Eric wrote:
Looking at the beacon realtime manager and tcpdump, we've never seen
an unreasonable # of broadcasts when this is happening.
On our network 200 broadcasts per second is pretty typical. When we see it
spike to over 1200 per second (6-fold rise), it really drives the latency
up. Don't be fooled by total bw metrics ... broadcasts are so short that
crippling broadcast storms don't show any spike in total traffic (traffic is
actually squeezed out by the broadcasts dominating the radios). I'm
thinking tcpdump is like the packet dump that ethereal uses. How do you
determine how many broadcasts per second is transiting the AP from it? Just
curious. I'm not familiar with "beacon realtime manager" ... can it tell
you how many broadcasts per second are on the air during your events? When
you say you've never seen an unreasonable # of broadcasts, how many
broadcasts per second do you see during an event? What we do is simply
chart broadcasts in & out for every radio on our network on a continuous
basis. Just about anything will do that, so knowing broadcast levels (and
who's causing them) is a piece of cake ... no harder than opening a web page
and scrolling to spot the offenders.
Rich
----- Original Message -----
From: "Eric Merkel" <[EMAIL PROTECTED]>
To: "WISPA General List" <wireless@wispa.org>
Sent: Friday, October 27, 2006 3:11 PM
Subject: Re: [WISPA] "The Gremlin," redux
On 10/27/06, Rich Comroe <[EMAIL PROTECTED]> wrote:
>We look at the traffic on the
>tower for abuse and/or virus and don't really find anything.

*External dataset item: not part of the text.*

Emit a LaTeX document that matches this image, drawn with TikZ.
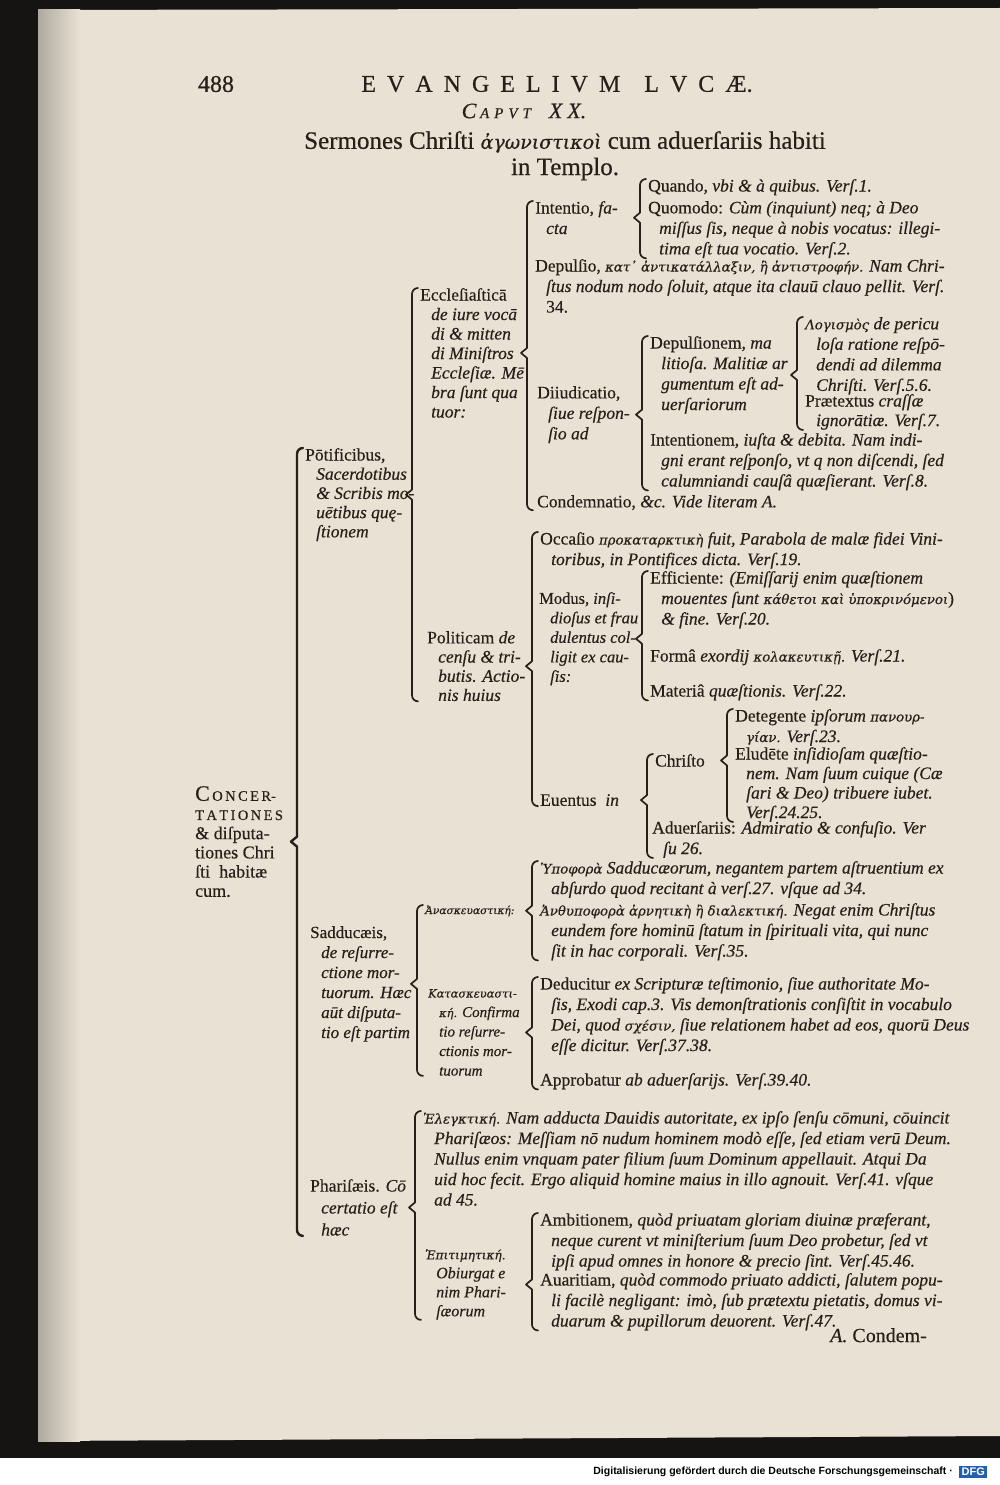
\documentclass[tikz,border=0pt]{standalone}
\usepackage{fontspec}
\setmainfont{Liberation Serif}[FakeBold=0.4]
\newfontfamily\greek[Scale=0.76,FakeBold=0.4]{DejaVu Serif}
\newfontfamily\footfont{Liberation Sans}
\usetikzlibrary{calc}
\definecolor{paper}{RGB}{233,226,212}
\definecolor{ink}{RGB}{40,31,26}
\definecolor{scanbed}{RGB}{22,20,19}
\definecolor{dfgblue}{RGB}{35,95,175}
\newcommand\fs{\fontsize{17.5}{20.5}\selectfont}
\newcommand\gr[1]{{\greek\itshape #1}}
\newcommand\ind{\hspace*{11pt}}
\newcommand\sm[1]{{\fontsize{14.5}{14.5}\selectfont #1}}
% brace from parent to its first and last child
\newcommand\drawbrace[4][]{%
  \draw[brk,#1] let \p1=(#3.north west), \p2=(#4.south west), \p3=(#2.east) in
    (\x1-2pt,\y1) to[out=180,in=90] (\x1-8pt,\y1-6pt)
    -- (\x1-8pt,\y3+5pt) -- (\x1-14pt,\y3) -- (\x1-8pt,\y3-5pt)
    -- (\x1-8pt,\y2+6pt) to[out=-90,in=180] (\x1-2pt,\y2);}
\tikzset{
  txt/.style={anchor=north west, align=left, inner sep=0pt, font=\fs, text=ink},
  head/.style={anchor=center, inner sep=0pt, text=ink},
  brk/.style={draw=ink, line width=1.7pt, line join=round, line cap=round}
}
\begin{document}
\begin{tikzpicture}[x=1pt, y=-1pt]
  \useasboundingbox (0,0) rectangle (1000,1485);
  % scan background
  \fill[white] (0,0) rectangle (1000,1485);
  \fill[scanbed] (0,0) rectangle (1000,1458);
  \fill[paper] (38,10) -- (1000,8) -- (1000,1436) -- (38,1441) -- cycle;
  \shade[left color=paper!75!black, right color=paper] (38,10) rectangle (80,1441);

  % heading
  \node[head, font=\fontsize{24}{24}\selectfont] (page) at (216,84) {488};
  \node[head, font=\fontsize{24}{24}\selectfont] (title) at (557,84)
    {E\hspace{11pt}V\hspace{11pt}A\hspace{11pt}N\hspace{11pt}G\hspace{11pt}E\hspace{11pt}L\hspace{11pt}I\hspace{11pt}V\hspace{11pt}M\hspace{24pt}L\hspace{11pt}V\hspace{11pt}C\hspace{11pt}Æ.};
  \node[head, font=\fontsize{22}{22}\selectfont\itshape] (caput) at (524,111)
    {C\,{\fontsize{15}{15}\selectfont A\hspace{5pt}P\hspace{5pt}V\hspace{5pt}T}\hspace{18pt}X\hspace{5pt}X.};
  \node[head, font=\fontsize{25}{25}\selectfont] (sermo) at (565,142)
    {Sermones Chriſti \gr{ἀγωνιστικοὶ} cum aduerſariis habiti};
  \node[head, font=\fontsize{25}{25}\selectfont] (templo) at (565,169) {in Templo.};

  % tree
  \node[txt, font=\fontsize{18}{19.2}\selectfont] (root) at (195,786)
    {{\fontsize{22}{19.2}\selectfont C}\sm{\,O\,N\,C\,E\,R-}\\\sm{T\,A\,T\,I\,O\,N\,E\,S}\\\& diſputa-\\tiones Chri\\ſti \ habitæ\\cum.};

  \node[txt, font=\fontsize{17.5}{19.2}\selectfont] (pontif) at (305,448)
    {Pōtificibus,\\\ind\textit{Sacerdotibus}\\\ind\textit{\& Scribis mo-}\\\ind\textit{uētibus quę-}\\\ind\textit{ſtionem}};
  \node[txt, font=\fontsize{17.5}{19.5}\selectfont] (eccl) at (420,288)
    {Eccleſiaſticā\\\ind\textit{de iure vocā}\\\ind\textit{di \& mitten}\\\ind\textit{di Miniſtros}\\\ind\textit{Eccleſiæ. Mē}\\\ind\textit{bra ſunt qua}\\\ind\textit{tuor:}};
  \node[txt] (intentio) at (535,201) {Intentio, \textit{fa-}\\\ind\textit{cta}};
  \node[txt] (quando) at (648,179) {Quando, \textit{vbi \& à quibus. Verſ.1.}};
  \node[txt] (quomodo) at (648,201)
    {Quomodo: \textit{Cùm (inquiunt) neq; à Deo}\\\ind\textit{miſſus ſis, neque à nobis vocatus: illegi-}\\\ind\textit{tima eſt tua vocatio. Verſ.2.}};
  \node[txt] (depulsio) at (535,259)
    {Depulſio, \gr{κατ᾽ ἀντικατάλλαξιν, ἢ ἀντιστροφήν.} \textit{Nam Chri-}\\\ind\textit{ſtus nodum nodo ſoluit, atque ita clauū clauo pellit. Verſ.}\\\ind 34.};
  \node[txt] (diiud) at (537,386) {Diiudicatio,\\\ind\textit{ſiue reſpon-}\\\ind\textit{ſio ad}};
  \node[txt] (depnem) at (650,336)
    {Depulſionem, \textit{ma}\\\ind\textit{litioſa. Malitiæ ar}\\\ind\textit{gumentum eſt ad-}\\\ind\textit{uerſariorum}};
  \node[txt] (logis) at (805,317)
    {\gr{Λογισμὸς} \textit{de pericu}\\\ind\textit{loſa ratione reſpō-}\\\ind\textit{dendi ad dilemma}\\\ind\textit{Chriſti. Verſ.5.6.}};
  \node[txt, font=\fontsize{17.5}{19.5}\selectfont] (praetext) at (805,394) {Prætextus \textit{craſſæ}\\\ind\textit{ignorātiæ. Verſ.7.}};
  \node[txt] (intentnem) at (650,433)
    {Intentionem, \textit{iuſta \& debita. Nam indi-}\\\ind\textit{gni erant reſponſo, vt q non diſcendi, ſed}\\\ind\textit{calumniandi cauſâ quæſierant. Verſ.8.}};
  \node[txt] (condem) at (537,495) {Condemnatio, \textit{\&c. Vide literam A.}};

  \node[txt, font=\fontsize{17.5}{19.2}\selectfont] (politic) at (427,631)
    {Politicam \textit{de}\\\ind\textit{cenſu \& tri-}\\\ind\textit{butis. Actio-}\\\ind\textit{nis huius}};
  \node[txt] (occasio) at (540,532)
    {Occaſio \gr{προκαταρκτικὴ} \textit{fuit, Parabola de malæ fidei Vini-}\\\ind\textit{toribus, in Pontifices dicta. Verſ.19.}};
  \node[txt, font=\fontsize{16.5}{19.5}\selectfont] (modus) at (539,592)
    {Modus, \textit{inſi-}\\\ind\textit{dioſus et frau}\\\ind\textit{dulentus col-}\\\ind\textit{ligit ex cau-}\\\ind\textit{ſis:}};
  \node[txt] (effic) at (650,571)
    {Efficiente: \textit{(Emiſſarij enim quæſtionem}\\\ind\textit{mouentes ſunt} \gr{κάθετοι καὶ ὑποκρινόμενοι})\\\ind\textit{\& fine. Verſ.20.}};
  \node[txt] (forma) at (650,649) {Formâ \textit{exordij} \gr{κολακευτικῇ.} \textit{Verſ.21.}};
  \node[txt] (materia) at (650,684) {Materiâ \textit{quæſtionis. Verſ.22.}};
  \node[txt] (euentus) at (540,794) {Euentus \ \textit{in}};
  \node[txt] (christo) at (655,754) {Chriſto};
  \node[txt] (deteg) at (735,709) {Detegente \textit{ipſorum} \gr{πανουρ-}\\\ind\gr{γίαν.} \textit{Verſ.23.}};
  \node[txt, font=\fontsize{17.5}{19.5}\selectfont] (elud) at (735,747)
    {Eludēte \textit{inſidioſam quæſtio-}\\\ind\textit{nem. Nam ſuum cuique (Cæ}\\\ind\textit{ſari \& Deo) tribuere iubet.}\\\ind\textit{Verſ.24.25.}};
  \node[txt] (aduers) at (652,821) {Aduerſariis: \textit{Admiratio \& confuſio. Ver}\\\ind\textit{ſu 26.}};

  \node[txt, font=\fontsize{17}{20}\selectfont] (sadd) at (310,926)
    {Sadducæis,\\\ind\textit{de reſurre-}\\\ind\textit{ctione mor-}\\\ind\textit{tuorum. Hæc}\\\ind\textit{aūt diſputa-}\\\ind\textit{tio eſt partim}};
  \node[txt, font=\fontsize{14}{16}\selectfont] (anaskeu) at (425,905) {\gr{Ἀνασκευαστική:}};
  \node[txt] (hypoph) at (540,861)
    {\gr{Ὑποφορὰ} \textit{Sadducæorum, negantem partem aſtruentium ex}\\\ind\textit{abſurdo quod recitant à verſ.27. vſque ad 34.}};
  \node[txt] (anthyp) at (540,903)
    {\gr{Ἀνθυποφορὰ ἀρνητικὴ ἢ διαλεκτική.} \textit{Negat enim Chriſtus}\\\ind\textit{eundem fore hominū ſtatum in ſpirituali vita, qui nunc}\\\ind\textit{ſit in hac corporali. Verſ.35.}};
  \node[txt, font=\fontsize{15}{19.5}\selectfont] (katask) at (428,989)
    {\gr{Κατασκευαστι-}\\\ind\gr{κή.} \textit{Confirma}\\\ind\textit{tio reſurre-}\\\ind\textit{ctionis mor-}\\\ind\textit{tuorum}};
  \node[txt] (deduc) at (540,977)
    {Deducitur \textit{ex Scripturæ teſtimonio, ſiue authoritate Mo-}\\\ind\textit{ſis, Exodi cap.3. Vis demonſtrationis conſiſtit in vocabulo}\\\ind\textit{Dei, quod} \gr{σχέσιν,} \textit{ſiue relationem habet ad eos, quorū Deus}\\\ind\textit{eſſe dicitur. Verſ.37.38.}};
  \node[txt] (approb) at (540,1073) {Approbatur \textit{ab aduerſarijs. Verſ.39.40.}};

  \node[txt, font=\fontsize{17.5}{22}\selectfont] (phar) at (310,1179)
    {Phariſæis. \textit{Cō}\\\ind\textit{certatio eſt}\\\ind\textit{hæc}};
  \node[txt] (elenk) at (423,1111)
    {\gr{Ἐλεγκτική.} \textit{Nam adducta Dauidis autoritate, ex ipſo ſenſu cōmuni, cōuincit}\\\ind\textit{Phariſæos: Meſſiam nō nudum hominem modò eſſe, ſed etiam verū Deum.}\\\ind\textit{Nullus enim vnquam pater filium ſuum Dominum appellauit. Atqui Da}\\\ind\textit{uid hoc fecit. Ergo aliquid homine maius in illo agnouit. Verſ.41. vſque}\\\ind\textit{ad 45.}};
  \node[txt, font=\fontsize{16}{19}\selectfont] (epitim) at (425,1249)
    {\gr{Ἐπιτιμητική.}\\\ind\textit{Obiurgat e}\\\ind\textit{nim Phari-}\\\ind\textit{ſæorum}};
  \node[txt] (ambit) at (540,1213)
    {Ambitionem, \textit{quòd priuatam gloriam diuinæ præferant,}\\\ind\textit{neque curent vt miniſterium ſuum Deo probetur, ſed vt}\\\ind\textit{ipſi apud omnes in honore \& precio ſint. Verſ.45.46.}};
  \node[txt] (auarit) at (540,1273)
    {Auaritiam, \textit{quòd commodo priuato addicti, ſalutem popu-}\\\ind\textit{li facilè negligant: imò, ſub prætextu pietatis, domus vi-}\\\ind\textit{duarum \& pupillorum deuorent. Verſ.47.}};
  \node[txt, font=\fontsize{20}{22}\selectfont] (catch) at (830,1328) {\textit{A.} Condem-};

  % braces
  \drawbrace[line width=2.4pt]{root}{pontif}{phar}
  \drawbrace{pontif}{eccl}{politic}
  \drawbrace{eccl}{intentio}{condem}
  \drawbrace{intentio}{quando}{quomodo}
  \drawbrace{diiud}{depnem}{intentnem}
  \drawbrace{depnem}{logis}{praetext}
  \drawbrace{politic}{occasio}{euentus}
  \drawbrace{modus}{effic}{materia}
  \drawbrace{euentus}{christo}{aduers}
  \drawbrace{christo}{deteg}{elud}
  \drawbrace{sadd}{anaskeu}{katask}
  \drawbrace{anaskeu}{hypoph}{anthyp}
  \drawbrace{katask}{deduc}{approb}
  \drawbrace{phar}{elenk}{epitim}
  \drawbrace{epitim}{ambit}{auarit}

  % footer
  \node[anchor=east, inner sep=0pt, font=\footfont\bfseries\fontsize{10.5}{12}\selectfont] (foot) at (953,1472)
    {Digitalisierung gefördert durch die Deutsche Forschungsgemeinschaft ·};
  \node[anchor=west, fill=dfgblue, text=white, inner sep=2.5pt, font=\footfont\bfseries\fontsize{11}{12}\selectfont] (dfg) at (959,1472) {DFG};
\end{tikzpicture}
\end{document}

Just to be clear, you've checked your AP broadcast levels during the
events
and not found found them elevated? We found the most crippling network
events were not coming into the network from the outside, but were
broadcast
storms between 2 or more customers (repeated through the APs). They act
similar to the symptoms you cited (a few minutes of extremely elevated
latency due to the short term load they place over the rf).
Rich
We try to mitigate this problem by the following:
1) Turning off inter-BSS Relay
2) We block all the typical MS ports(135-139) which broadcast all the
time via iptables
3) Packet shape all connections via CBQ on the AP itself to limit how
much bandwidth any one customer can consume
Looking at the beacon realtime manager and tcpdump, we've never seen
an unreasonable # of broadcasts when this is happening.